China is bound to export its inflation—it exports everything else, after all—either in the form of higher prices for toys, or in the form of higher global prices for the commodities it consumes in increasingly huge gulps. The Wall Street Journal noted that iron-ore producers are about to ask for a 50 percent price increase for 2008, thanks to rising demand from Chinese steelmakers. Chinese car sales are up 25 percent through August, which helps support oil prices.

In the United States, companies are passing along high-er commodity and fuel costs by boosting prices, slashing portions and tacking fuel surcharges onto things ranging from deliveries to lawn service. And because food and energy prices are so visible—the prices are posted in public, and consumers buy these goods frequently—price increases have a disproportionate impact on perceptions of inflation. Each month the Conference Board asks consumers what they expect the rate of inflation will be for the next 12 months. The figure has been above 5 percent since April.

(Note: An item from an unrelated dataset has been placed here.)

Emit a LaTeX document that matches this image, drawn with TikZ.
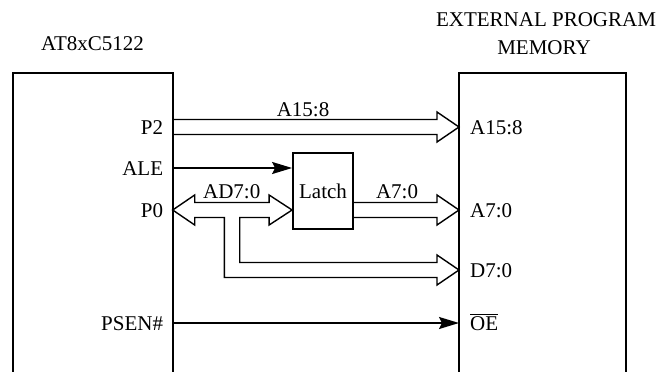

China's government is trying to deal with its inflation in predictably Orwellian fashion. "Beijing has instructed local provincial and urban statistical bureaus in a subtle form of denial—they are not to use the word 'inflation' to describe what is happening," notes Keidel. It's easy to mock Beijing's clumsy bureaucrats. But by focusing on core inflation, the Federal Reserve—along with the legions of investors who reacted ecstatically to the interest-rate cut—is practicing its own subtle form of denial.